***** GIVEN INFORMATION *****

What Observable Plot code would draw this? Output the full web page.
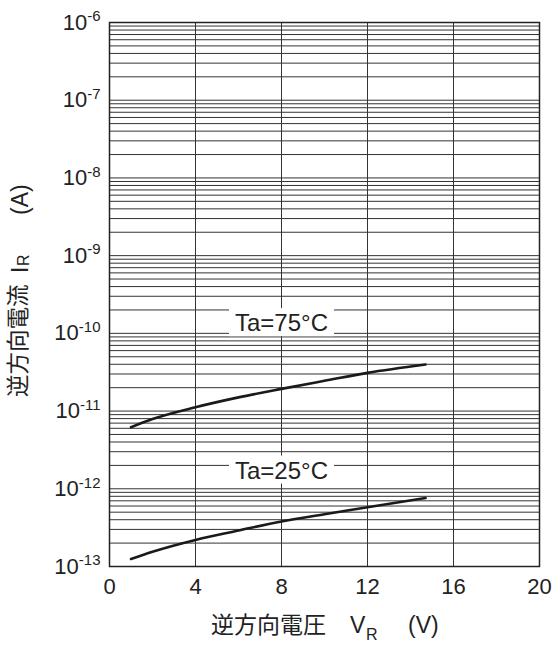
<!DOCTYPE html>
<html><head><meta charset="utf-8">
<script src="https://cdn.jsdelivr.net/npm/d3@7"></script>
<script src="https://cdn.jsdelivr.net/npm/@observablehq/plot@0.6"></script>
<style>body{margin:0;background:#fff;} svg{display:block;}</style>
</head><body><div id="chart"></div>
<script>
const vr75 = [1.0, 2.0, 4.0, 6.0, 8.0, 10.0, 12.0, 14.7];
const ir75 = [6.2e-12, 7.9e-12, 1.12e-11, 1.5e-11, 1.93e-11, 2.45e-11, 3.1e-11, 3.97e-11];
const vr25 = [1.0, 2.0, 4.0, 6.0, 8.0, 10.0, 12.0, 14.7];
const ir25 = [1.25e-13, 1.55e-13, 2.2e-13, 2.9e-13, 3.8e-13, 4.7e-13, 5.8e-13, 7.6e-13];
const xTicks = [0, 4, 8, 12, 16, 20];
const yTicks = [1e-13, 1e-12, 1e-11, 1e-10, 1e-9, 1e-8, 1e-7, 1e-6];
const yExps = ["-13", "-12", "-11", "-10", "-9", "-8", "-7", "-6"];
const labels = [{v: 8, i: 1.34e-10, t: "Ta=75°C"}, {v: 8, i: 1.7e-12, t: "Ta=25°C"}];

const minor = [];
for (let k = -13; k < -6; k++) for (let m = 1; m <= 9; m++) minor.push(m * Math.pow(10, k));
minor.push(1e-6);

const d75 = vr75.map((v, j) => ({v, i: ir75[j]}));
const d25 = vr25.map((v, j) => ({v, i: ir25[j]}));

const font = "'Liberation Sans', Arial, sans-serif";
const svg = Plot.plot({
  width: 553, height: 646,
  marginLeft: 109, marginRight: 14, marginTop: 22, marginBottom: 80,
  style: {fontFamily: font, fontSize: "22px", color: "#222", background: "#fff"},
  x: {domain: [0, 20], ticks: xTicks, tickSize: 0, tickPadding: 12, label: null},
  y: {type: "log", domain: [1e-13, 1e-6], ticks: yTicks, tickSize: 0, tickPadding: 9, label: null, tickFormat: d => "10"},
  marks: [
    Plot.ruleY(minor, {stroke: "#333", strokeWidth: 1}),
    Plot.ruleX(xTicks.slice(1, -1), {stroke: "#333", strokeWidth: 1}),
    Plot.frame({stroke: "#222", strokeWidth: 1.5}),
    Plot.line(d75, {x: "v", y: "i", curve: "monotone-x", stroke: "#1a1a1a", strokeWidth: 2.6}),
    Plot.line(d25, {x: "v", y: "i", curve: "monotone-x", stroke: "#1a1a1a", strokeWidth: 2.6}),
    Plot.text(labels, {x: "v", y: "i", text: "t", fontSize: 24, fill: "#222", fontFamily: font, className: "curve-label"})
  ]
});
document.getElementById("chart").appendChild(svg);

const s = d3.select(svg);
// white boxes behind curve labels
s.selectAll(".curve-label text").each(function() {
  const b = this.getBBox();
  d3.select(this.parentNode).insert("rect", () => this)
    .attr("x", b.x - 6).attr("y", b.y - 1).attr("width", b.width + 12).attr("height", b.height + 1)
    .attr("fill", "white").attr("transform", this.getAttribute("transform"));
});

// superscript exponents on y tick labels
s.selectAll("[aria-label='y-axis tick label'] text").each(function(d, idx) {
  const t = d3.select(this);
  const e = yExps[yTicks.indexOf(d)] ?? yExps[idx];
  t.text("10");
  t.append("tspan").attr("dy", "-0.55em").attr("font-size", "15px").text(e);
  t.attr("font-size", "22px");
});

const cjk = "'Noto Sans CJK JP', 'Liberation Sans', sans-serif";
function part(g, x, y, txt, ff, fs) {
  return g.append("text").attr("x", x).attr("y", y).attr("font-family", ff)
    .attr("text-anchor", "start").attr("font-size", fs).attr("fill", "#222").text(txt);
}
// x axis title
const xg = s.append("g").attr("text-anchor", "start");
part(xg, 211, 633, "逆方向電圧", cjk, "23px");
part(xg, 350, 633, "V", font, "23px");
part(xg, 366, 640, "R", font, "16px");
part(xg, 408, 633, "(V)", font, "23px");
// y axis title (rotated)
const yg = s.append("g").attr("text-anchor", "start").attr("transform", "translate(26,0) rotate(-90)");
part(yg, -397, 0, "逆方向電流", cjk, "22.5px");
part(yg, -273, 2, "I", font, "23px");
part(yg, -266, 3, "R", font, "16px");
part(yg, -215, 2, "(A)", font, "23px");
</script></body></html>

*****

*TASK GOAL*. Give back the whole listing as it stands, minus its pictures.

*REPLY*.
What Observable Plot code would draw this? Output the full web page.
<!DOCTYPE html>
<html><head><meta charset="utf-8">
<script src="https://cdn.jsdelivr.net/npm/d3@7"></script>
<script src="https://cdn.jsdelivr.net/npm/@observablehq/plot@0.6"></script>
<style>body{margin:0;background:#fff;} svg{display:block;}</style>
</head><body><div id="chart"></div>
<script>
const vr75 = [1.0, 2.0, 4.0, 6.0, 8.0, 10.0, 12.0, 14.7];
const ir75 = [6.2e-12, 7.9e-12, 1.12e-11, 1.5e-11, 1.93e-11, 2.45e-11, 3.1e-11, 3.97e-11];
const vr25 = [1.0, 2.0, 4.0, 6.0, 8.0, 10.0, 12.0, 14.7];
const ir25 = [1.25e-13, 1.55e-13, 2.2e-13, 2.9e-13, 3.8e-13, 4.7e-13, 5.8e-13, 7.6e-13];
const xTicks = [0, 4, 8, 12, 16, 20];
const yTicks = [1e-13, 1e-12, 1e-11, 1e-10, 1e-9, 1e-8, 1e-7, 1e-6];
const yExps = ["-13", "-12", "-11", "-10", "-9", "-8", "-7", "-6"];
const labels = [{v: 8, i: 1.34e-10, t: "Ta=75°C"}, {v: 8, i: 1.7e-12, t: "Ta=25°C"}];

const minor = [];
for (let k = -13; k < -6; k++) for (let m = 1; m <= 9; m++) minor.push(m * Math.pow(10, k));
minor.push(1e-6);

const d75 = vr75.map((v, j) => ({v, i: ir75[j]}));
const d25 = vr25.map((v, j) => ({v, i: ir25[j]}));

const font = "'Liberation Sans', Arial, sans-serif";
const svg = Plot.plot({
  width: 553, height: 646,
  marginLeft: 109, marginRight: 14, marginTop: 22, marginBottom: 80,
  style: {fontFamily: font, fontSize: "22px", color: "#222", background: "#fff"},
  x: {domain: [0, 20], ticks: xTicks, tickSize: 0, tickPadding: 12, label: null},
  y: {type: "log", domain: [1e-13, 1e-6], ticks: yTicks, tickSize: 0, tickPadding: 9, label: null, tickFormat: d => "10"},
  marks: [
    Plot.ruleY(minor, {stroke: "#333", strokeWidth: 1}),
    Plot.ruleX(xTicks.slice(1, -1), {stroke: "#333", strokeWidth: 1}),
    Plot.frame({stroke: "#222", strokeWidth: 1.5}),
    Plot.line(d75, {x: "v", y: "i", curve: "monotone-x", stroke: "#1a1a1a", strokeWidth: 2.6}),
    Plot.line(d25, {x: "v", y: "i", curve: "monotone-x", stroke: "#1a1a1a", strokeWidth: 2.6}),
    Plot.text(labels, {x: "v", y: "i", text: "t", fontSize: 24, fill: "#222", fontFamily: font, className: "curve-label"})
  ]
});
document.getElementById("chart").appendChild(svg);

const s = d3.select(svg);
// white boxes behind curve labels
s.selectAll(".curve-label text").each(function() {
  const b = this.getBBox();
  d3.select(this.parentNode).insert("rect", () => this)
    .attr("x", b.x - 6).attr("y", b.y - 1).attr("width", b.width + 12).attr("height", b.height + 1)
    .attr("fill", "white").attr("transform", this.getAttribute("transform"));
});

// superscript exponents on y tick labels
s.selectAll("[aria-label='y-axis tick label'] text").each(function(d, idx) {
  const t = d3.select(this);
  const e = yExps[yTicks.indexOf(d)] ?? yExps[idx];
  t.text("10");
  t.append("tspan").attr("dy", "-0.55em").attr("font-size", "15px").text(e);
  t.attr("font-size", "22px");
});

const cjk = "'Noto Sans CJK JP', 'Liberation Sans', sans-serif";
function part(g, x, y, txt, ff, fs) {
  return g.append("text").attr("x", x).attr("y", y).attr("font-family", ff)
    .attr("text-anchor", "start").attr("font-size", fs).attr("fill", "#222").text(txt);
}
// x axis title
const xg = s.append("g").attr("text-anchor", "start");
part(xg, 211, 633, "逆方向電圧", cjk, "23px");
part(xg, 350, 633, "V", font, "23px");
part(xg, 366, 640, "R", font, "16px");
part(xg, 408, 633, "(V)", font, "23px");
// y axis title (rotated)
const yg = s.append("g").attr("text-anchor", "start").attr("transform", "translate(26,0) rotate(-90)");
part(yg, -397, 0, "逆方向電流", cjk, "22.5px");
part(yg, -273, 2, "I", font, "23px");
part(yg, -266, 3, "R", font, "16px");
part(yg, -215, 2, "(A)", font, "23px");
</script></body></html>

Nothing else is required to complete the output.